Mavenir to market massive MIMO radio unit

Company wants to show that Open RAN is ready for Massive MIMO.

Mavenir is to market its own range of massive MIMO radio units in a bid to further unlock the Open RAN and vRAN market.

The radio units will be based on FPGA radio processing chips from Xilinx and manufactured by ODM partners but will be marketed as Mavenir units, Job Benson, VP, Head of Product Management, Radio at Mavenir, told TMN.

The units, which have been “witnessed” by six operators in Mavenir’s Bangalore facility, will enter mobile operators’ own lab tests through the year, and be generally available in Q4, the two companies said. The initial version will support 16 downlink layer, 64TRx operation with support for US C-Band frequencies. Further versions will have support for other midband frequencies, the companies said, as those bands come online in-market.

Job Benson, VP, Head of Product Management, Radio at Mavenir, said, “To make the radio commercially viable you have to think end-to-end and the ability to integrate. So that’s what we are also bringing into this announcement. On the Mavenir side what we’re bringing is the full vRAN software that resides in the cloud as well as the system integration capability so that we can integrate the whole solution end to end.”

“We’re bringing in a full OAM that will allow you to manage and orchestrate the networks as well, with full capabilities to meet customer expectation as well. And all of this is on our cloud native platforms and other platforms as well.

“Customers expect systems integration, everything from project management to maintenance of the m-MIMO and vRAN solution.”

One big attraction of Open RAN is that operators can mix and match across the RAN, if they so desire. So why is a vRAN software provider whose software runs on DU and CU functions getting involved in specifying and marketing radio units?

John Baker, SVP Business Development at Mavenir, said, “A lot of the reason we wanted to do this now is to kill off the discussion that Massive MIMO is not possible for Open RAN.”

Baker added, “This is a CatB radio as defined in O-RAN 7.2 interface, so there’s a small piece of the PHY that’s in the block for radio processing that resides on the Xilinx chips but the rest in the stack from the higher PHY is sitting on the DU.”

Mavenir wants to meet the perception that it does have a M-MIMO compatible solution and that the O-RAN specifications are mature enough for massive MIMO.

“We’re addressing the elephant in the room, which is that [open] radios from other tiers of vendors have not been available. We have been very public that it is difficult to buy radios off the shelf and be able to integrate them. That’s why Mavenir and others have invested to grow this ecosystem.”

Gilles Garcia, Wired and Wireless Group Business Lead and Senior Director at Xilinx, said that using FPGA – Xilinx labels it as a “custom adaptive SoC” – means the radio can still be adaptable to new beam forming algorithms and services in the network.

The companies would not share specifications on size, weight and power consumption, but Garcia said that the product would have to be “competitive”.

Ericsson and Huawei have each announced integrated 64TRx radio antenna units at around the 20kg mark.
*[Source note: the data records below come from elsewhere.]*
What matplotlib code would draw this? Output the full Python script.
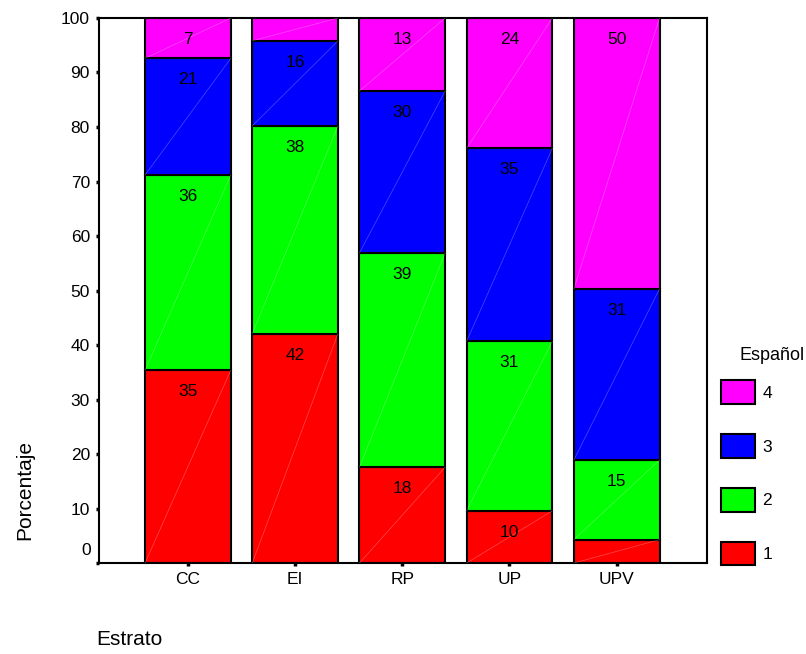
import matplotlib as mpl
mpl.use('Agg')

import matplotlib.pyplot as plt
import numpy as np

plt.rcParams['font.family'] = ['Liberation Sans', 'DejaVu Sans']

# percentage of each Español level within each stratum
estratos = ['CC', 'EI', 'RP', 'UP', 'UPV']
niveles = ['1', '2', '3', '4']
nivel_1 = [35.4, 42.1, 17.6, 9.6, 4.3]
nivel_2 = [35.8, 38.1, 39.3, 31.1, 14.6]
nivel_3 = [21.4, 15.6, 29.7, 35.4, 31.4]
nivel_4 = [7.4, 4.2, 13.4, 23.9, 49.7]
colores = ['#ff0000', '#00ff00', '#0000ff', '#ff00ff']

series = [nivel_1, nivel_2, nivel_3, nivel_4]
fs = 12.5

fig = plt.figure(figsize=(8.06, 6.54), dpi=100)
ax = fig.add_axes([0.1228, 0.139, 0.754, 0.8335])

x = np.arange(len(estratos))
width = 0.8
bottom = np.zeros(len(estratos))
handles = []
for vals, col, lab in zip(series, colores, niveles):
    vals = np.array(vals)
    bars = ax.bar(x, vals, width, bottom=bottom, color=col,
                  edgecolor='black', linewidth=1.5, label=lab, zorder=2)
    handles.append(bars)
    for xi, b, v in zip(x, bottom, vals):
        # faint diagonal across each segment
        ax.plot([xi - width / 2, xi + width / 2], [b, b + v], color='white',
                lw=0.5, alpha=0.3, zorder=3)
        if v >= 5:
            ax.annotate(f'{round(v)}', xy=(xi, b + v), xytext=(0, -15.5),
                        textcoords='offset points', ha='center', va='center',
                        fontsize=fs, zorder=4)
    bottom += vals

ax.set_xlim(-0.83, 4.84)
ax.set_ylim(0, 100)
ax.set_xticks(x)
ax.set_xticklabels(estratos, fontsize=fs)
ax.set_yticks(np.arange(0, 101, 10))
ax.set_yticklabels([''] + [str(v) for v in range(10, 101, 10)], fontsize=fs)
ax.annotate('0', xy=(0, 0), xycoords=('axes fraction', 'data'),
            xytext=(-6, 4), textcoords='offset points',
            ha='right', va='bottom', fontsize=fs)
ax.tick_params(axis='both', direction='out', length=2.5, width=2.5, pad=4)
for s in ax.spines.values():
    s.set_linewidth(1.5)

ax.legend(handles[::-1], niveles[::-1],
          loc='upper left', bbox_to_anchor=(1.023, 0.335),
          frameon=False, fontsize=fs, borderpad=0,
          handlelength=2.0, handleheight=1.7, labelspacing=1.75,
          handletextpad=0.4, borderaxespad=0)

fig.text(0.918, 0.457, 'Español', ha='left', va='center', fontsize=13)
fig.text(0.031, 0.25, 'Porcentaje', rotation=90, ha='center', va='center',
         fontsize=15)
fig.text(0.12, 0.008, 'Estrato', ha='left', va='bottom', fontsize=15)

fig.savefig('out.png', dpi=100)
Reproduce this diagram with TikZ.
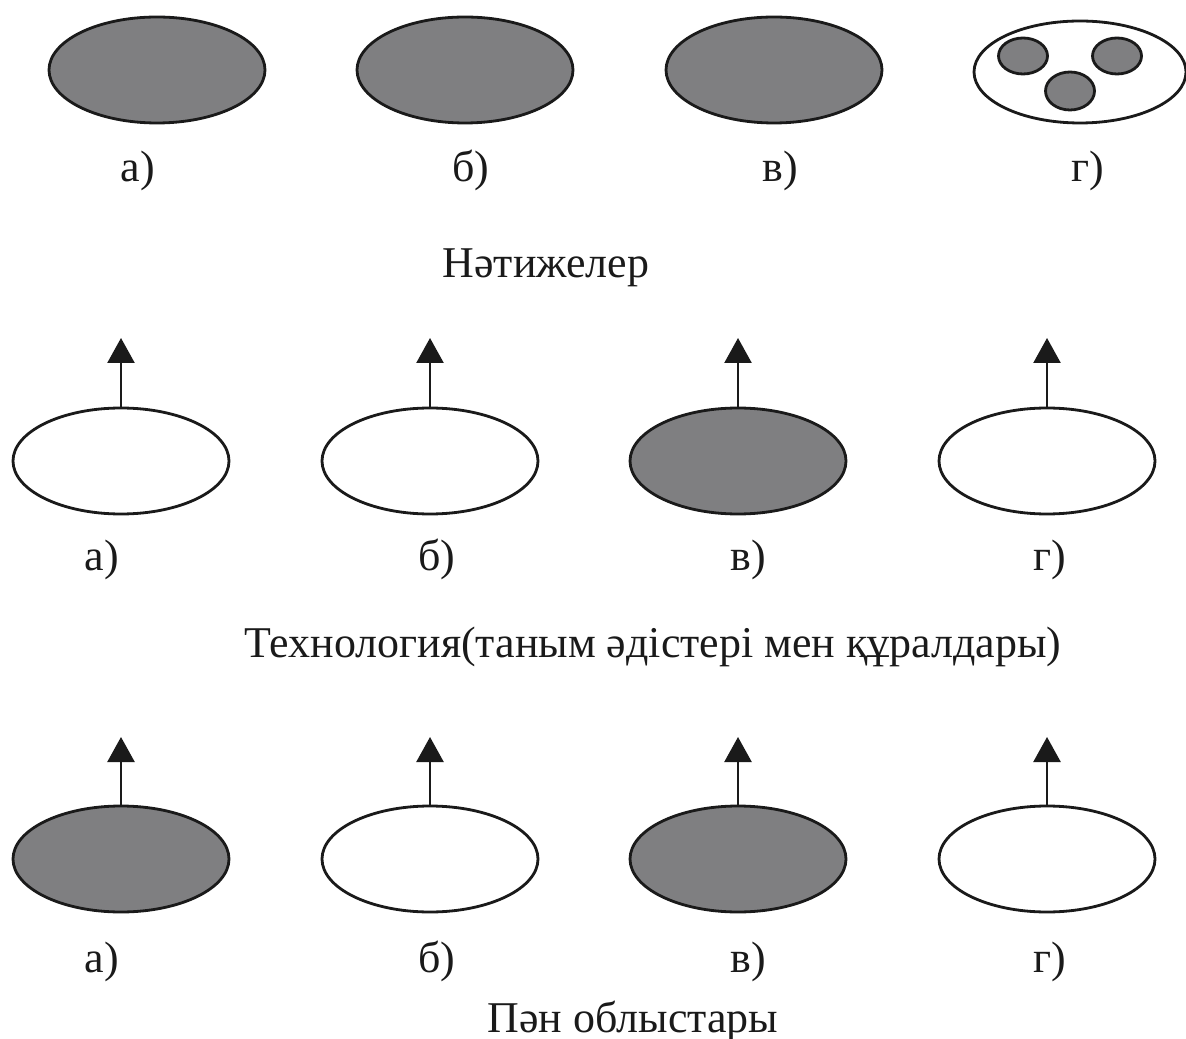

A recently announcement 64TRx C-band antenna from KMW was listed at 25kg, which Garcia pointed out is the weight limit for single operator installation.

Mavenir’s Benson said, ” When it comes to vRAN software we have all digital beam forming, 16 layers in the downlink, and we have advance receiver algorithms to improve the uplink as well. So it’s more than just elementary features, it’s very competitive from that perspective.”